Italian art critic and writer (1840–1913)

Count Angelo De Gubernatis (7 April 1840 - 26 February 1913) was an Italian man of letters. He was born in Turin and educated there and in Berlin, where he studied philology. He was nominated for the Nobel Prize in Literature fourteen times.

==Life==
In 1862, he was appointed professor of Sanskrit at Florence, but having married a cousin of the Socialist Bakunin and become interested in his views he resigned his appointment and spent some years in travel. He was reappointed, however, in 1867; and in 1891 he was transferred to the Sapienza University of Rome. He became prominent both as an orientalist, a publicist and a poet.

He founded the Italia letteraria (1862), the Rivista orientale (1867), the Civiltà italiana and Rivista europea (1869), the Bollettino italiano degli studii orientali (1876) and the Revue internationale (1883), and in 1887 became director of the Giornale della società asiatica. In 1878 he started the Dizionario biografico degli scrittori contemporanei. He also published a similar anthology for the visual arts and architecture.

His Oriental and mythological works include the Piccola enciclopedia indiana (1867), the Fonti vediche (1868), a famous work on zoological mythology (1872), and another on plant mythology (1878). Between 1881 and 1884 he conceived and directed a magazine for young women titled Cordelia, and in the first issue, he invited readers to send in something to be published. One very early contributor, who later became the magazine's director, was Maria Majocchi who, at that time, preferred the pseudonym Margheritina di Cento and later became widely known as Jolanda.

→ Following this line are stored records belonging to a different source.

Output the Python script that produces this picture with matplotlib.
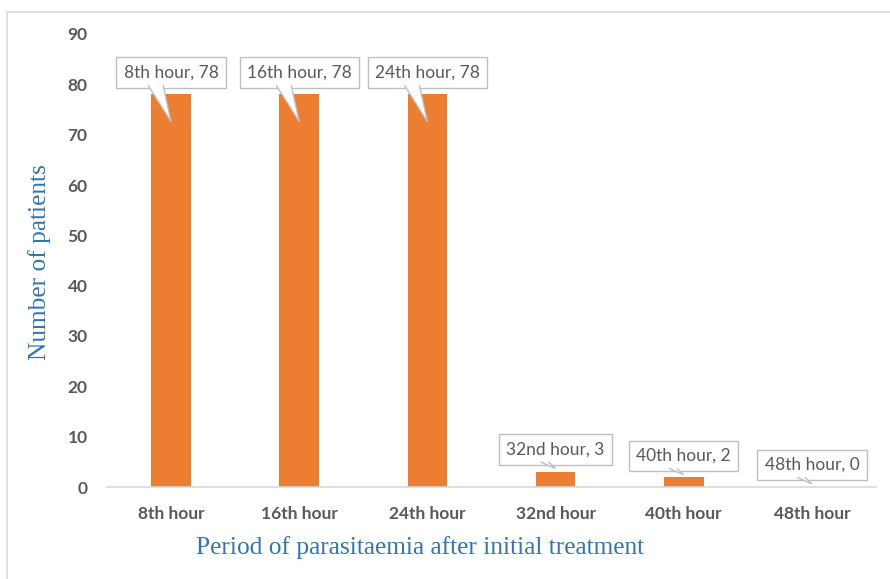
import matplotlib as mpl
mpl.use('Agg')
import matplotlib.pyplot as plt
import matplotlib.patches as patches
import matplotlib.transforms as mtransforms

hours = ['8th hour', '16th hour', '24th hour', '32nd hour', '40th hour', '48th hour']
patients = [78, 78, 78, 3, 2, 0]
yticks = [0, 10, 20, 30, 40, 50, 60, 70, 80, 90]

# where each callout box sits (data y of box centre)
label_y = [82.3, 82.3, 82.3, 7.45, 6.2, 4.4]

bar_color = '#ed7d31'
tick_gray = '#595959'
title_blue = '#2e75b6'
edge_gray = '#bfbfbf'

fig = plt.figure(figsize=(8.9, 5.79), dpi=100)
ax = fig.add_axes([107/890, 92/579, (876-107)/890, (545-92)/579])

# chart frame (runs off the right/bottom edge like the source)
fig.patches.append(patches.Rectangle((7/890, -0.05), 1.0, 567/579 + 0.05,
                                     transform=fig.transFigure, fill=False,
                                     edgecolor='#d9d9d9', linewidth=1.2, zorder=0))

x = range(len(hours))
ax.bar(x, patients, width=0.31, color=bar_color, zorder=2)

ax.set_xlim(-0.5, len(hours) - 0.5)
ax.set_ylim(0, 90)
ax.set_yticks(yticks)
ax.set_xticks(list(x))
ax.set_xticklabels(hours)

for s in ['top', 'right', 'left']:
    ax.spines[s].set_visible(False)
ax.spines['bottom'].set_color('#d9d9d9')
ax.spines['bottom'].set_linewidth(1.2)
ax.tick_params(axis='both', length=0, colors=tick_gray)
ax.tick_params(axis='y', pad=14)
ax.tick_params(axis='x', pad=14)
for lab in ax.get_xticklabels() + ax.get_yticklabels():
    lab.set_fontfamily('Lato')
    lab.set_fontweight('bold')
    lab.set_fontsize(12.5)

# callouts: box + little pointer wedge (wedge sized in pixels)
dpi = fig.dpi
for i, (h, v, ly) in enumerate(zip(hours, patients, label_y)):
    ax.text(i, ly, f'{h}, {v}', ha='center', va='center', fontsize=12.5,
            family='Lato', color=tick_gray, zorder=5,
            bbox=dict(boxstyle='square,pad=0.42', fc='white', ec=edge_gray, lw=1))
    if v > 10:
        x0, x1, tip = -23, -8, -49
    else:
        x0, x1, tip = -15, -7, -19
    verts = [(x0/dpi, -12.5/dpi), (0, tip/dpi), (x1/dpi, -12.5/dpi)]
    trans = fig.dpi_scale_trans + mtransforms.ScaledTranslation(i, ly, ax.transData)
    ax.add_patch(patches.Polygon(verts, closed=False, transform=trans,
                                 fc='white', ec=edge_gray, lw=1, zorder=6))

fig.text(40/890, 1 - 262/579, 'Number of patients', rotation=90, ha='center', va='center',
         family='Liberation Serif', fontsize=18.3, color=title_blue)
fig.text(420/890, 1 - 548/579, 'Period of parasitaemia after initial treatment',
         ha='center', va='center', family='Liberation Serif', fontsize=18.3, color=title_blue)

fig.savefig('out.png', dpi=100)
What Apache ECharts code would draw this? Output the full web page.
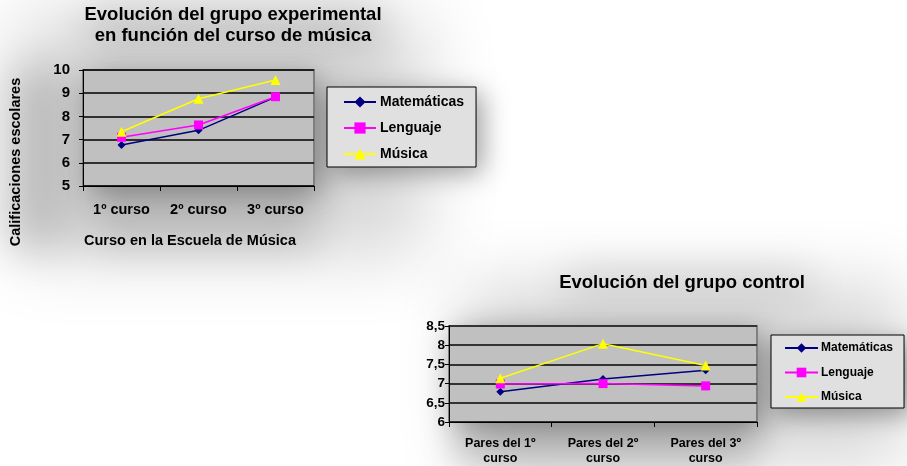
<!DOCTYPE html>
<html>
<head>
<meta charset="utf-8">
<script src="https://cdn.jsdelivr.net/npm/echarts@6/dist/echarts.min.js"></script>
<style>
html,body{margin:0;padding:0;background:#fff;}
#chart{width:907px;height:466px;}
</style>
</head>
<body>
<div id="chart"></div>
<script>
// ---- Data ----
var seriesNames = ['Matemáticas', 'Lenguaje', 'Música'];
var categories1 = ['1º curso', '2º curso', '3º curso'];
var mat1 = [6.77, 7.4, 8.83];
var leng1 = [7.1, 7.63, 8.85];
var mus1 = [7.34, 8.76, 9.57];
var yTicks1 = { min: 5, max: 10, interval: 1 };

var categories2 = ['Pares del 1º\ncurso', 'Pares del 2º\ncurso', 'Pares del 3º\ncurso'];
var mat2 = [6.79, 7.12, 7.35];
var leng2 = [6.99, 7.0, 6.94];
var mus2 = [7.14, 8.04, 7.47];
var yTicks2 = { min: 6, max: 8.5, interval: 0.5 };

var title1 = 'Evolución del grupo experimental\nen función del curso de música';
var title2 = 'Evolución del grupo control';
var xName1 = 'Curso en la Escuela de Música';
var yName1 = 'Calificaciones escolares';

// ---- Styles ----
var FONT = '"Liberation Sans", Arial, sans-serif';
var colors = ['#000080', '#FF00FF', '#FFFF00'];
var symbols = ['diamond', 'rect', 'triangle'];
var symbolSizes = [8, 9, 10];

var chart = echarts.init(document.getElementById('chart'));

function mkSeries(data, idx, axisIdx) {
  return {
    type: 'line',
    name: seriesNames[idx],
    xAxisIndex: axisIdx,
    yAxisIndex: axisIdx,
    data: data,
    symbol: symbols[idx],
    symbolSize: symbolSizes[idx],
    showAllSymbol: true,
    lineStyle: { color: colors[idx], width: 1.5 },
    itemStyle: { color: colors[idx] },
    emphasis: { disabled: true },
    animation: false,
    z: 3 + idx
  };
}

// blurred soft shadow: the rect sits off-canvas, only its shadow is visible
var OFF = 3000;
function shadow(x, y, w, h, blur, alpha) {
  return {
    type: 'rect', z: -10, silent: true,
    shape: { x: x - OFF, y: y, width: w, height: h },
    style: {
      fill: '#000', shadowBlur: blur, shadowOffsetX: OFF, shadowOffsetY: 0,
      shadowColor: 'rgba(0,0,0,' + alpha + ')'
    }
  };
}

var option = {
  backgroundColor: '#ffffff',
  animation: false,
  textStyle: { fontFamily: FONT },
  title: [
    {
      text: title1, left: 233, top: 4, textAlign: 'center', padding: 0,
      textStyle: { fontFamily: FONT, fontSize: 18.5, fontWeight: 'bold', color: '#000', lineHeight: 21 }
    },
    {
      text: title2, left: 682, top: 272, textAlign: 'center', padding: 0,
      textStyle: { fontFamily: FONT, fontSize: 18.5, fontWeight: 'bold', color: '#000', lineHeight: 21 }
    }
  ],
  legend: [
    {
      orient: 'vertical', left: 327, top: 87,
      padding: [8, 12, 6, 16],
      itemWidth: 32, itemHeight: 14, itemGap: 12,
      data: seriesNames,
      backgroundColor: '#e0e0e0', borderColor: '#000', borderWidth: 1,
      textStyle: { fontFamily: FONT, fontSize: 14, fontWeight: 'bold', color: '#000', padding: [0, 0, 0, -1] },
      selectedMode: false
    },
    {
      orient: 'vertical', left: 771, top: 335,
      padding: [7, 11, 5, 13],
      itemWidth: 33, itemHeight: 12, itemGap: 12.5,
      data: seriesNames,
      backgroundColor: '#e0e0e0', borderColor: '#000', borderWidth: 1,
      textStyle: { fontFamily: FONT, fontSize: 12, fontWeight: 'bold', color: '#000', padding: [0, 0, 0, -2] },
      selectedMode: false
    }
  ],
  grid: [
    { left: 83, top: 70, width: 231, height: 116, show: true, backgroundColor: '#c0c0c0', borderColor: '#808080', borderWidth: 2 },
    { left: 449, top: 326, width: 308, height: 96, show: true, backgroundColor: '#c0c0c0', borderColor: '#808080', borderWidth: 2 }
  ],
  xAxis: [
    {
      type: 'category', gridIndex: 0, data: categories1, boundaryGap: true,
      name: xName1, nameLocation: 'middle', nameGap: 47,
      nameTextStyle: { fontFamily: FONT, fontSize: 14.5, fontWeight: 'bold', color: '#000', padding: [0, 17, 0, 0] },
      axisLine: { lineStyle: { color: '#000', width: 1 } },
      axisTick: { show: true, length: 5, lineStyle: { color: '#000' } },
      axisLabel: { fontFamily: FONT, fontSize: 14.5, fontWeight: 'bold', color: '#000', margin: 16 }
    },
    {
      type: 'category', gridIndex: 1, data: categories2, boundaryGap: true,
      axisLine: { lineStyle: { color: '#000', width: 1 } },
      axisTick: { show: true, length: 5, lineStyle: { color: '#000' } },
      axisLabel: { fontFamily: FONT, fontSize: 12.5, fontWeight: 'bold', color: '#000', margin: 14, lineHeight: 15 }
    }
  ],
  yAxis: [
    {
      type: 'value', gridIndex: 0, min: yTicks1.min, max: yTicks1.max, interval: yTicks1.interval,
      axisLine: { show: true, lineStyle: { color: '#000', width: 1 } },
      axisTick: { show: true, length: 4, lineStyle: { color: '#000' } },
      splitLine: { show: true, lineStyle: { color: '#000', width: 1.5 } },
      axisLabel: { fontFamily: FONT, fontSize: 15, fontWeight: 'bold', color: '#000', margin: 13 }
    },
    {
      type: 'value', gridIndex: 1, min: yTicks2.min, max: yTicks2.max, interval: yTicks2.interval,
      axisLine: { show: true, lineStyle: { color: '#000', width: 1 } },
      axisTick: { show: true, length: 4, lineStyle: { color: '#000' } },
      splitLine: { show: true, lineStyle: { color: '#333', width: 2 } },
      axisLabel: {
        fontFamily: FONT, fontSize: 13.5, fontWeight: 'bold', color: '#000', margin: 4,
        formatter: function (v) { return String(v).replace('.', ','); }
      }
    }
  ],
  graphic: [
    // chart 1 halo
    shadow(15, 15, 410, 240, 70, 0.16),
    shadow(90, 8, 290, 38, 40, 0.16),
    shadow(8, 70, 60, 180, 40, 0.16),
    shadow(90, 198, 225, 50, 40, 0.16),
    shadow(90, 78, 231, 116, 30, 0.42),
    shadow(333, 93, 150, 80, 25, 0.36),
    // chart 2 halo
    shadow(465, 285, 440, 180, 70, 0.16),
    shadow(565, 272, 245, 24, 40, 0.16),
    shadow(455, 432, 300, 34, 35, 0.18),
    shadow(455, 333, 308, 96, 30, 0.42),
    shadow(777, 342, 135, 73, 25, 0.36),
    {
      type: 'text', z: 100, x: 16, y: 162, rotation: Math.PI / 2,
      style: {
        text: yName1, align: 'center', verticalAlign: 'middle',
        font: 'bold 14.5px ' + FONT, fill: '#000'
      }
    }
  ],
  series: [
    mkSeries(mat1, 0, 0), mkSeries(leng1, 1, 0), mkSeries(mus1, 2, 0),
    mkSeries(mat2, 0, 1), mkSeries(leng2, 1, 1), mkSeries(mus2, 2, 1)
  ]
};
chart.setOption(option);
</script>
</body>
</html>
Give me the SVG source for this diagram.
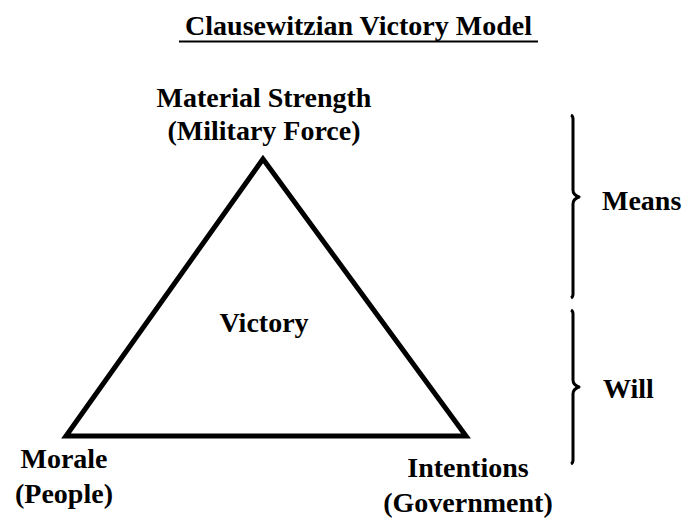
<svg xmlns="http://www.w3.org/2000/svg" width="683" height="519" viewBox="0 0 683 519">
<style>
.t{font-family:"Liberation Serif","Times New Roman",serif;font-weight:bold;font-size:28px;fill:#000;text-anchor:middle}
.l{text-anchor:start}
.b{fill:none;stroke:#000;stroke-width:3;stroke-linecap:butt;stroke-linejoin:round}
</style>
<rect width="683" height="519" fill="#fff"/>
<g id="title">
<text class="t" x="358.5" y="35">Clausewitzian Victory Model</text>
<rect x="179" y="40.5" width="359" height="2" fill="#000"/>
</g>
<g id="triangle">
<polygon points="263,159 66,436 466,436" fill="none" stroke="#000" stroke-width="5" stroke-linejoin="miter"/>
</g>
<g id="victory"><text class="t" x="264" y="332">Victory</text></g>
<g id="material"><text class="t" x="264" y="107">Material Strength</text><text class="t" x="264" y="140">(Military Force)</text></g>
<g id="morale"><text class="t" x="64" y="468">Morale</text><text class="t" x="64" y="503">(People)</text></g>
<g id="intentions"><text class="t" x="468" y="477">Intentions</text><text class="t" x="468" y="512">(Government)</text></g>
<g id="connectors">
<path class="b" d="M571,115 Q573,116 573,119 L573,190 Q573,195 579,197 Q573,199 573,204 L573,294 Q573,297 571,298"/>
<path class="b" d="M571,310 Q573,311 573,314 L573,380 Q573,385 579,387 Q573,389 573,394 L573,460 Q573,463 571,464"/>
</g>
<g id="means"><text class="t l" x="602" y="210">Means</text></g>
<g id="will"><text class="t l" x="603" y="398">Will</text></g>
</svg>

De Gubernatis also edited the encyclopaedic Storia universale della letteratura (1882–1885). His work in verse includes the dramas Gala, Romolo, Il re Nala, Don Rodrigo, Savitri, etc. He was elected as a member to the American Philosophical Society in 1886.

In later years he published a series of lectures on Italian poetry (1907), and a Dictionnaire internationale des écrivains du monde latin (1905–1906). He died in Rome, on 26 February 1913.